*EXERCISE INSTRUCTIONS*: Skip the pictures. Copy all the rest of the records down exactly.
-- START DATASET ENTRIES --
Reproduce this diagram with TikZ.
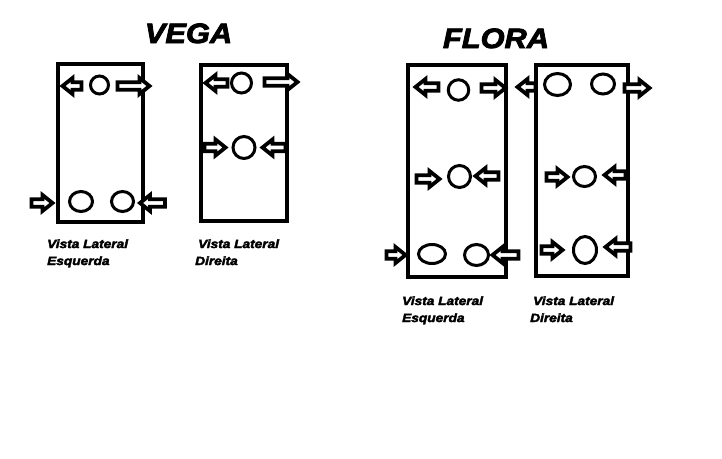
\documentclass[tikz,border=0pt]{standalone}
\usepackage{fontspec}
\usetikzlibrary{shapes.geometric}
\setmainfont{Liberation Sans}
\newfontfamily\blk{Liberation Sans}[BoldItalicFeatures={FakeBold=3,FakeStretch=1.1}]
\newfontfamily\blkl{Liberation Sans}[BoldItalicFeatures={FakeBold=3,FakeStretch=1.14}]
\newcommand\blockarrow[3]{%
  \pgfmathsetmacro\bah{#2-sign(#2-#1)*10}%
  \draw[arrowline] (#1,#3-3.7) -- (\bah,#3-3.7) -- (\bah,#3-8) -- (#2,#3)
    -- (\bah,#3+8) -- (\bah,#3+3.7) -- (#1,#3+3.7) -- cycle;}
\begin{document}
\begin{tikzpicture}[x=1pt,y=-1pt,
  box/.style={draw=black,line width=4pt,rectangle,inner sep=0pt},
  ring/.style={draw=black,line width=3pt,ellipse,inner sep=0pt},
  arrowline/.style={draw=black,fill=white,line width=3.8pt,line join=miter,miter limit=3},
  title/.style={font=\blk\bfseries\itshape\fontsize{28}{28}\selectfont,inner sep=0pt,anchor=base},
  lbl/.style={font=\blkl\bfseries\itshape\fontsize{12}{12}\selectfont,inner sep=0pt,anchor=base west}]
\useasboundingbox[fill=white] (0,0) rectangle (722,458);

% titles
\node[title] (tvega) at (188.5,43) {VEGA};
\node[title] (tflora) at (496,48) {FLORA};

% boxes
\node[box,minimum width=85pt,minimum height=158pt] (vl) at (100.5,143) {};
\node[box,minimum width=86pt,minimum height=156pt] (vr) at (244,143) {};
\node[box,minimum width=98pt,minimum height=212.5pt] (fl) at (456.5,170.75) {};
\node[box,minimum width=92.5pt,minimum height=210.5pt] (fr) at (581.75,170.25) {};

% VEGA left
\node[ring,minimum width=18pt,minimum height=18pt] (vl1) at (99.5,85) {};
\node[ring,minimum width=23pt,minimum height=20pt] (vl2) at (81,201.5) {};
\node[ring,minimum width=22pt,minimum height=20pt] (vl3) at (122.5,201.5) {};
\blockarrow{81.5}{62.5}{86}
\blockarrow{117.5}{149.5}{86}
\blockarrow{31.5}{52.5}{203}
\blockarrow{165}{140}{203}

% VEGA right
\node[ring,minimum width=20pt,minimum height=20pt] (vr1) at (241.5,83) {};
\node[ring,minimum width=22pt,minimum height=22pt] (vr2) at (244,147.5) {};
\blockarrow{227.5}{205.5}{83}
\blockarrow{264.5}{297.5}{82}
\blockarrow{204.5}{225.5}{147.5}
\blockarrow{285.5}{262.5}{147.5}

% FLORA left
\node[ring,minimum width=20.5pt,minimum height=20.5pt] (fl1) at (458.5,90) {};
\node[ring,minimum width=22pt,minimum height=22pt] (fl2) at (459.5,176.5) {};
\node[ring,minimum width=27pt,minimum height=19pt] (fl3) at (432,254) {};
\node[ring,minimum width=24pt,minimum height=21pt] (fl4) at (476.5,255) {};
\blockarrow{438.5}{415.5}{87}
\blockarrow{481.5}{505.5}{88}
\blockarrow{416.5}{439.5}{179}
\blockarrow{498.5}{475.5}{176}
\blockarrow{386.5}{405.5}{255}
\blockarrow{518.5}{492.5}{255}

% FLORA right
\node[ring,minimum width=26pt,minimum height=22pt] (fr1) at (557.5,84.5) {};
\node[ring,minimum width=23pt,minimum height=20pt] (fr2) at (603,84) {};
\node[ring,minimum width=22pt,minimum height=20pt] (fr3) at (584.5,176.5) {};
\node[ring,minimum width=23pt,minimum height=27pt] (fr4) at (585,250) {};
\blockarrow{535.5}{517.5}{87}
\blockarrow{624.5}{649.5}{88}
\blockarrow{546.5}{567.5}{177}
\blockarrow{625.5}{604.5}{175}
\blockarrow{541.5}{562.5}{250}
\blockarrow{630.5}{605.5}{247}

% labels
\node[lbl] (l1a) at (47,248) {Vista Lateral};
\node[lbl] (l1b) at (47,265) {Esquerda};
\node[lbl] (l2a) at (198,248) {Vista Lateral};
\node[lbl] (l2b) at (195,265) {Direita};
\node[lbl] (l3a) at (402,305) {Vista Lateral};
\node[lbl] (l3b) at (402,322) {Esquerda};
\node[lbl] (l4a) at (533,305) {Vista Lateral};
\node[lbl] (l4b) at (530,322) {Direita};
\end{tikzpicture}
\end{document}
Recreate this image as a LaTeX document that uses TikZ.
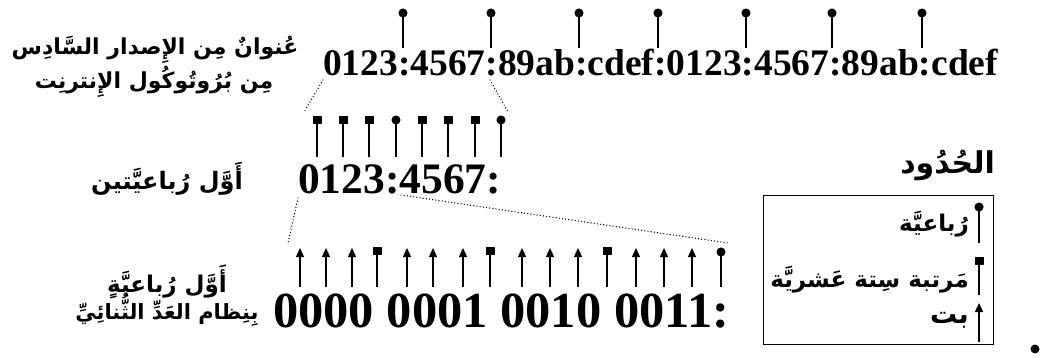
-- END DATASET ENTRIES --
*RESULT OF THE EXERCISE*:
Reproduce this diagram with TikZ.
\documentclass[tikz,border=0pt]{standalone}
\usepackage{fontspec}
\usetikzlibrary{shapes.geometric}
\setmainfont{Liberation Sans}
\newfontfamily\blk{Liberation Sans}[BoldItalicFeatures={FakeBold=3,FakeStretch=1.1}]
\newfontfamily\blkl{Liberation Sans}[BoldItalicFeatures={FakeBold=3,FakeStretch=1.14}]
\newcommand\blockarrow[3]{%
  \pgfmathsetmacro\bah{#2-sign(#2-#1)*10}%
  \draw[arrowline] (#1,#3-3.7) -- (\bah,#3-3.7) -- (\bah,#3-8) -- (#2,#3)
    -- (\bah,#3+8) -- (\bah,#3+3.7) -- (#1,#3+3.7) -- cycle;}
\begin{document}
\begin{tikzpicture}[x=1pt,y=-1pt,
  box/.style={draw=black,line width=4pt,rectangle,inner sep=0pt},
  ring/.style={draw=black,line width=3pt,ellipse,inner sep=0pt},
  arrowline/.style={draw=black,fill=white,line width=3.8pt,line join=miter,miter limit=3},
  title/.style={font=\blk\bfseries\itshape\fontsize{28}{28}\selectfont,inner sep=0pt,anchor=base},
  lbl/.style={font=\blkl\bfseries\itshape\fontsize{12}{12}\selectfont,inner sep=0pt,anchor=base west}]
\useasboundingbox[fill=white] (0,0) rectangle (722,458);

% titles
\node[title] (tvega) at (188.5,43) {VEGA};
\node[title] (tflora) at (496,48) {FLORA};

% boxes
\node[box,minimum width=85pt,minimum height=158pt] (vl) at (100.5,143) {};
\node[box,minimum width=86pt,minimum height=156pt] (vr) at (244,143) {};
\node[box,minimum width=98pt,minimum height=212.5pt] (fl) at (456.5,170.75) {};
\node[box,minimum width=92.5pt,minimum height=210.5pt] (fr) at (581.75,170.25) {};

% VEGA left
\node[ring,minimum width=18pt,minimum height=18pt] (vl1) at (99.5,85) {};
\node[ring,minimum width=23pt,minimum height=20pt] (vl2) at (81,201.5) {};
\node[ring,minimum width=22pt,minimum height=20pt] (vl3) at (122.5,201.5) {};
\blockarrow{81.5}{62.5}{86}
\blockarrow{117.5}{149.5}{86}
\blockarrow{31.5}{52.5}{203}
\blockarrow{165}{140}{203}

% VEGA right
\node[ring,minimum width=20pt,minimum height=20pt] (vr1) at (241.5,83) {};
\node[ring,minimum width=22pt,minimum height=22pt] (vr2) at (244,147.5) {};
\blockarrow{227.5}{205.5}{83}
\blockarrow{264.5}{297.5}{82}
\blockarrow{204.5}{225.5}{147.5}
\blockarrow{285.5}{262.5}{147.5}

% FLORA left
\node[ring,minimum width=20.5pt,minimum height=20.5pt] (fl1) at (458.5,90) {};
\node[ring,minimum width=22pt,minimum height=22pt] (fl2) at (459.5,176.5) {};
\node[ring,minimum width=27pt,minimum height=19pt] (fl3) at (432,254) {};
\node[ring,minimum width=24pt,minimum height=21pt] (fl4) at (476.5,255) {};
\blockarrow{438.5}{415.5}{87}
\blockarrow{481.5}{505.5}{88}
\blockarrow{416.5}{439.5}{179}
\blockarrow{498.5}{475.5}{176}
\blockarrow{386.5}{405.5}{255}
\blockarrow{518.5}{492.5}{255}

% FLORA right
\node[ring,minimum width=26pt,minimum height=22pt] (fr1) at (557.5,84.5) {};
\node[ring,minimum width=23pt,minimum height=20pt] (fr2) at (603,84) {};
\node[ring,minimum width=22pt,minimum height=20pt] (fr3) at (584.5,176.5) {};
\node[ring,minimum width=23pt,minimum height=27pt] (fr4) at (585,250) {};
\blockarrow{535.5}{517.5}{87}
\blockarrow{624.5}{649.5}{88}
\blockarrow{546.5}{567.5}{177}
\blockarrow{625.5}{604.5}{175}
\blockarrow{541.5}{562.5}{250}
\blockarrow{630.5}{605.5}{247}

% labels
\node[lbl] (l1a) at (47,248) {Vista Lateral};
\node[lbl] (l1b) at (47,265) {Esquerda};
\node[lbl] (l2a) at (198,248) {Vista Lateral};
\node[lbl] (l2b) at (195,265) {Direita};
\node[lbl] (l3a) at (402,305) {Vista Lateral};
\node[lbl] (l3b) at (402,322) {Esquerda};
\node[lbl] (l4a) at (533,305) {Vista Lateral};
\node[lbl] (l4b) at (530,322) {Direita};
\end{tikzpicture}
\end{document}
Recreate this image as a LaTeX document that uses TikZ.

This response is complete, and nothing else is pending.